Your task: Without the pictures, extract every line from the start of the material to the line containing "const day30Max = [604, 136, 185];", both ends included.

┄┄┄┄┄┄┄┄┄┄

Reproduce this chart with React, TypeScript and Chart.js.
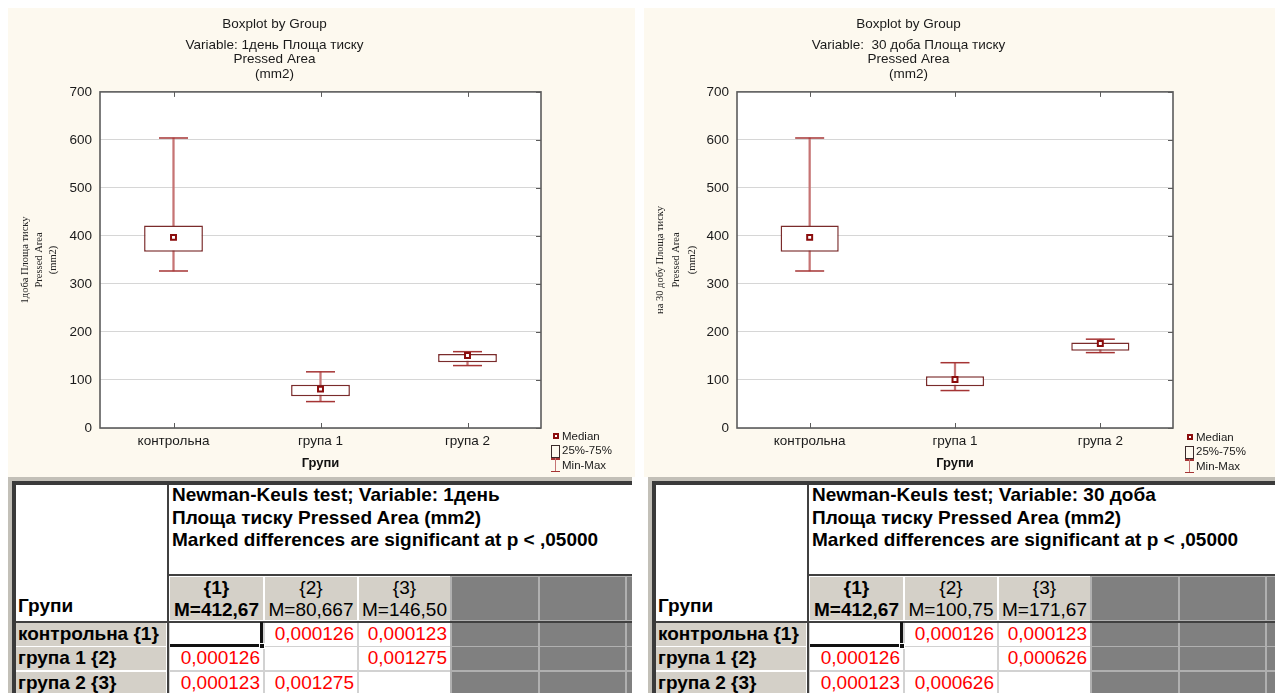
import React, { useEffect, useRef } from "react";
import { Chart, registerables } from "chart.js";
Chart.register(...registerables);

// ---------- data ----------
const categories = ["контрольна", "група 1", "група 2"];
const yMin = 0;
const yMax = 700;
const yStep = 100;

const day1Min = [327, 55, 130];
const day1Q1 = [367, 66, 137];
const day1Median = [397, 81, 151];
const day1Q3 = [422, 90, 154];
const day1Max = [604, 117, 159];

const day30Min = [327, 78, 157];
const day30Q1 = [367, 87, 161];
const day30Median = [397, 101, 176];
const day30Q3 = [422, 108, 178];
const day30Max = [604, 136, 185];

const chartTitle = "Boxplot by Group";
const day1Subtitle = ["Variable: 1день Площа тиску", "Pressed Area", "(mm2)"];
const day30Subtitle = ["Variable:  30 доба Площа тиску", "Pressed Area", "(mm2)"];
const day1YTitle = ["1доба Площа тиску", "Pressed Area", "(mm2)"];
const day30YTitle = ["на 30 добу Площа тиску", "Pressed Area", "(mm2)"];
const xTitle = "Групи";
const legendLabels = ["Median", "25%-75%", "Min-Max"];

const day1TableTitle = [
  "Newman-Keuls test; Variable: 1день",
  "Площа тиску Pressed Area (mm2)",
  "Marked differences are significant at p < ,05000",
];
const day30TableTitle = [
  "Newman-Keuls test; Variable: 30 доба",
  "Площа тиску Pressed Area (mm2)",
  "Marked differences are significant at p < ,05000",
];
const tableCorner = "Групи";
const groupRowLabels = ["контрольна {1}", "група 1 {2}", "група 2 {3}"];
const groupIds = ["{1}", "{2}", "{3}"];
const day1Means = ["M=412,67", "M=80,667", "M=146,50"];
const day30Means = ["M=412,67", "M=100,75", "M=171,67"];
const day1PRows = [
  ["", "0,000126", "0,000123"],
  ["0,000126", "", "0,001275"],
  ["0,000123", "0,001275", ""],
];
const day30PRows = [
  ["", "0,000126", "0,000123"],
  ["0,000126", "", "0,000626"],
  ["0,000123", "0,000626", ""],
];

// ---------- styles ----------
const SANS = "'Liberation Sans', Arial, sans-serif";
const SERIF = "'Liberation Serif', 'Times New Roman', serif";
const CREAM = "#fdf9ef";
const TEXT = "#1a1a1a";
const FS = 13.5;

type BoxProps = {
  left: number;
  top: number;
  width: number;
  height: number;
  areaLeft: number;
  areaRight: number;
  areaBottom: number;
  subtitle: string[];
  yTitle: string[];
  yTitleLH: number;
  yTitlePad: number;
  mins: number[];
  q1s: number[];
  medians: number[];
  q3s: number[];
  maxs: number[];
};

function BoxPlot(p: BoxProps) {
  const ref = useRef<HTMLCanvasElement>(null);
  useEffect(() => {
    const bgPlugin = {
      id: "bgPlugin",
      beforeDraw(chart: any) {
        const c = chart.ctx;
        const a = chart.chartArea;
        c.save();
        c.fillStyle = CREAM;
        c.fillRect(0, 0, chart.width, chart.height);
        c.fillStyle = "#ffffff";
        c.fillRect(a.left, a.top, a.right - a.left, a.bottom - a.top);
        c.restore();
      },
    };
    const framePlugin = {
      id: "framePlugin",
      beforeDatasetsDraw(chart: any) {
        const c = chart.ctx;
        const a = chart.chartArea;
        const xs = chart.scales.x;
        const ys = chart.scales.y;
        c.save();
        c.strokeStyle = "#5c5c5c";
        c.lineWidth = 1.6;
        c.strokeRect(a.left, a.top, a.right - a.left, a.bottom - a.top);
        c.lineWidth = 1;
        c.beginPath();
        xs.ticks.forEach((_t: any, i: number) => {
          const px = Math.round(xs.getPixelForTick(i)) + 0.5;
          c.moveTo(px, a.top);
          c.lineTo(px, a.top + 5);
          c.moveTo(px, a.bottom);
          c.lineTo(px, a.bottom - 5);
        });
        ys.ticks.forEach((_t: any, i: number) => {
          const py = Math.round(ys.getPixelForTick(i)) + 0.5;
          c.moveTo(a.right, py);
          c.lineTo(a.right - 5, py);
        });
        c.stroke();
        c.restore();
      },
    };
    const whisker = categories.map((_, i) => [p.mins[i], p.maxs[i]]);
    const box = categories.map((_, i) => [p.q1s[i], p.q3s[i]]);
    const chart = new Chart(ref.current as HTMLCanvasElement, {
      type: "bar",
      data: {
        labels: categories,
        datasets: [
          {
            type: "line",
            label: "Median",
            data: p.medians,
            showLine: false,
            pointStyle: "rect",
            pointRadius: 3.5,
            pointBorderWidth: 2,
            borderColor: "#8b0d0d",
            pointBorderColor: "#8b0d0d",
            pointBackgroundColor: "#ffffff",
            order: 0,
          } as any,
          {
            type: "line",
            label: "Max",
            data: p.maxs,
            showLine: false,
            pointStyle: "line",
            pointRadius: 14.5,
            pointBorderWidth: 1.5,
            borderColor: "#a53434",
            pointBorderColor: "#a53434",
            order: 1,
          } as any,
          {
            type: "line",
            label: "Min",
            data: p.mins,
            showLine: false,
            pointStyle: "line",
            pointRadius: 14.5,
            pointBorderWidth: 1.5,
            borderColor: "#a53434",
            pointBorderColor: "#a53434",
            order: 1,
          } as any,
          {
            type: "bar",
            label: "25%-75%",
            data: box,
            backgroundColor: "#ffffff",
            borderColor: "#7a2b2b",
            borderWidth: 1.5,
            borderSkipped: false,
            grouped: false,
            barPercentage: 0.4,
            categoryPercentage: 1,
            order: 2,
          } as any,
          {
            type: "bar",
            label: "Min-Max",
            data: whisker,
            backgroundColor: "#c67474",
            borderWidth: 0,
            barThickness: 1.6,
            grouped: false,
            order: 3,
          } as any,
        ],
      },
      options: {
        animation: false,
        responsive: false,
        maintainAspectRatio: false,
        events: [],
        layout: { padding: { left: 0, right: p.width - p.areaRight, top: 0, bottom: 0 } },
        plugins: {
          legend: { display: false },
          tooltip: { enabled: false },
          title: {
            display: true,
            text: chartTitle,
            color: TEXT,
            font: { family: SANS, size: FS, weight: "normal", lineHeight: 1.2 },
            padding: { top: 8, bottom: 2 },
          },
          subtitle: {
            display: true,
            text: p.subtitle,
            color: TEXT,
            font: { family: SANS, size: FS, weight: "normal", lineHeight: 14.5 / FS },
            padding: { top: 3.5, bottom: 10.7 },
          },
        },
        scales: {
          x: {
            grid: { display: false, drawTicks: false },
            border: { display: false },
            ticks: { color: TEXT, font: { family: SANS, size: FS, lineHeight: 1.2 }, padding: 4.9 },
            title: {
              display: true,
              text: xTitle,
              color: "#111",
              font: { family: SANS, size: 13, weight: "bold", lineHeight: 1.2 },
              padding: { top: 0, bottom: 6.2 },
            },
            afterFit: (s: any) => {
              s.height = p.height - p.areaBottom;
            },
          },
          y: {
            min: yMin,
            max: yMax,
            ticks: { stepSize: yStep, color: TEXT, font: { family: SANS, size: FS }, padding: 8 },
            grid: { color: "#d6d6d6", drawTicks: false, lineWidth: 1 },
            border: { display: false },
            title: {
              display: true,
              text: p.yTitle,
              color: "#222",
              font: { family: SERIF, size: 10.5, lineHeight: p.yTitleLH / 10.5 },
              padding: { top: p.yTitlePad, bottom: 0 },
            },
            afterFit: (s: any) => {
              s.width = p.areaLeft;
            },
          },
        } as any,
      } as any,
      plugins: [bgPlugin, framePlugin],
    });
    return () => chart.destroy();
  }, []);
  return (
    <canvas
      ref={ref}
      width={p.width}
      height={p.height}
      style={{ position: "absolute", left: p.left, top: p.top, width: p.width, height: p.height, display: "block" }}
    />
  );
}

function Legend({ x, y }: { x: number; y: number }) {
  const rowGap = 14.5;
  const textStyle: React.CSSProperties = {
    position: "absolute",
    left: x + 11,
    fontFamily: SANS,
    fontSize: 11.5,
    lineHeight: "13px",
    color: TEXT,
    whiteSpace: "pre",
  };
  return (
    <>
      <div
        style={{
          position: "absolute",
          left: x + 2,
          top: y - 3,
          width: 6,
          height: 6,
          boxSizing: "border-box",
          border: "2px solid #8b0d0d",
          background: "#fff",
        }}
      />
      <div style={{ ...textStyle, top: y - 6.5 }}>{legendLabels[0]}</div>
      <div
        style={{
          position: "absolute",
          left: x,
          top: y + rowGap - 6,
          width: 9,
          height: 13,
          boxSizing: "border-box",
          border: "1px solid #3a2a2a",
        }}
      />
      <div style={{ ...textStyle, top: y + rowGap - 6.5 }}>{legendLabels[1]}</div>
      <div style={{ position: "absolute", left: x, top: y + 2 * rowGap - 7, width: 9, height: 1.5, background: "#a53434" }} />
      <div style={{ position: "absolute", left: x + 4, top: y + 2 * rowGap - 7, width: 1.2, height: 13, background: "#c67474" }} />
      <div style={{ position: "absolute", left: x, top: y + 2 * rowGap + 5.5, width: 9, height: 1.5, background: "#a53434" }} />
      <div style={{ ...textStyle, top: y + 2 * rowGap - 6.5 }}>{legendLabels[2]}</div>
    </>
  );
}

const COL_LEFT = [154, 249, 343, 436, 524, 611];
const COL_W = [93, 92, 91, 86, 85, 85];
const ROW_TOP = [138, 162, 187];
const ROW_H = 22.5;
const TFONT = 19;

function NKTable({
  left,
  width,
  title,
  means,
  pRows,
}: {
  left: number;
  width: number;
  title: string[];
  means: string[];
  pRows: string[][];
}) {
  const abs = (l: number, t: number, w: number | string, h: number | string, bg: string, extra: React.CSSProperties = {}) => ({
    position: "absolute" as const,
    left: l,
    top: t,
    width: w,
    height: h,
    background: bg,
    ...extra,
  });
  const txt: React.CSSProperties = { fontFamily: SANS, fontSize: TFONT, color: "#000", whiteSpace: "pre" };
  return (
    <div style={{ position: "absolute", left, top: 477, width, height: 216, overflow: "hidden", background: "#c3c0b8" }}>
      <div style={{ position: "absolute", left: 4, top: 4, right: 0, bottom: 0, background: "#3a3a3a" }} />
      <div style={{ position: "absolute", left: 8, top: 8, right: 0, bottom: 0, background: "#fff", overflow: "hidden" }}>
        <div style={{ ...txt, position: "absolute", left: 156, top: -1, fontWeight: "bold", lineHeight: "22.5px" }}>
          {title.map((t, i) => (
            <div key={i}>{t}</div>
          ))}
        </div>
        <div style={{ ...txt, position: "absolute", left: 2, top: 110, fontWeight: "bold", lineHeight: "22px" }}>{tableCorner}</div>
        <div style={abs(434, 91, 1000, 200, "#b0b0b0")} />
        <div style={abs(153, 138, 434 - 153, 100, "#d2d2d2")} />
        {COL_LEFT.map((cl, i) => (
          <div
            key={"h" + i}
            style={abs(cl, 92, COL_W[i], 43, i < 3 ? "#d4d0c8" : "#808080", {
              ...txt,
              textAlign: "center",
              lineHeight: "22px",
              fontWeight: i === 0 ? "bold" : "normal",
              overflow: "hidden",
            })}
          >
            {i < 3 ? (
              <>
                <div>{groupIds[i]}</div>
                <div>{means[i]}</div>
              </>
            ) : null}
          </div>
        ))}
        {ROW_TOP.map((rt, r) => (
          <React.Fragment key={"r" + r}>
            <div
              style={abs(0, rt, 150, ROW_H, "#d4d0c8", {
                ...txt,
                fontWeight: "bold",
                lineHeight: ROW_H + "px",
                paddingLeft: 2,
                boxSizing: "border-box",
              })}
            >
              {groupRowLabels[r]}
            </div>
            {COL_LEFT.map((cl, c) => (
              <div
                key={"c" + c}
                style={abs(cl, rt, COL_W[c], ROW_H, c < 3 ? "#ffffff" : "#808080", {
                  ...txt,
                  color: "#ff0000",
                  textAlign: "right",
                  lineHeight: ROW_H + "px",
                  paddingRight: 3,
                  boxSizing: "border-box",
                })}
              >
                {c < 3 ? pRows[r][c] : ""}
              </div>
            ))}
          </React.Fragment>
        ))}
        <div style={abs(151, 0, 2, 400, "#404040")} />
        <div style={abs(151, 89, 2000, 2, "#404040")} />
        <div style={abs(0, 135.5, 2000, 2, "#404040")} />
        <div style={abs(COL_LEFT[0] + COL_W[0] - 3, ROW_TOP[0] - 1, 3, ROW_H + 2, "#111")} />
        <div style={abs(COL_LEFT[0], ROW_TOP[0] + ROW_H - 2, COL_W[0], 3, "#111")} />
        <div
          style={abs(COL_LEFT[0] + COL_W[0] - 4, ROW_TOP[0] + ROW_H - 3, 6, 6, "#111", {
            border: "1px solid #fff",
            boxSizing: "border-box",
          })}
        />
      </div>
    </div>
  );
}

export default function App() {
  return (
    <div
      style={{
        position: "fixed",
        left: 0,
        top: 0,
        width: 1275,
        height: 693,
        overflow: "hidden",
        background: "#ffffff",
      }}
    >
      <BoxPlot
        left={8}
        top={8}
        width={627}
        height={469}
        areaLeft={92}
        areaRight={533}
        areaBottom={420}
        subtitle={day1Subtitle}
        yTitle={day1YTitle}
        yTitleLH={14}
        yTitlePad={10}
        mins={day1Min}
        q1s={day1Q1}
        medians={day1Median}
        q3s={day1Q3}
        maxs={day1Max}
      />
      <BoxPlot
        left={644}
        top={8}
        width={631}
        height={469}
        areaLeft={93}
        areaRight={529}
        areaBottom={420}
        subtitle={day30Subtitle}
        yTitle={day30YTitle}
        yTitleLH={16}
        yTitlePad={8}
        mins={day30Min}
        q1s={day30Q1}
        medians={day30Median}
        q3s={day30Q3}
        maxs={day30Max}
      />
      <Legend x={551} y={436} />
      <Legend x={1185} y={437} />
      <NKTable left={8} width={624} title={day1TableTitle} means={day1Means} pRows={day1PRows} />
      <NKTable left={648} width={627} title={day30TableTitle} means={day30Means} pRows={day30PRows} />
    </div>
  );
}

┄┄┄┄┄┄┄┄┄┄

The answer:
Reproduce this chart with React, TypeScript and Chart.js.
import React, { useEffect, useRef } from "react";
import { Chart, registerables } from "chart.js";
Chart.register(...registerables);

// ---------- data ----------
const categories = ["контрольна", "група 1", "група 2"];
const yMin = 0;
const yMax = 700;
const yStep = 100;

const day1Min = [327, 55, 130];
const day1Q1 = [367, 66, 137];
const day1Median = [397, 81, 151];
const day1Q3 = [422, 90, 154];
const day1Max = [604, 117, 159];

const day30Min = [327, 78, 157];
const day30Q1 = [367, 87, 161];
const day30Median = [397, 101, 176];
const day30Q3 = [422, 108, 178];
const day30Max = [604, 136, 185];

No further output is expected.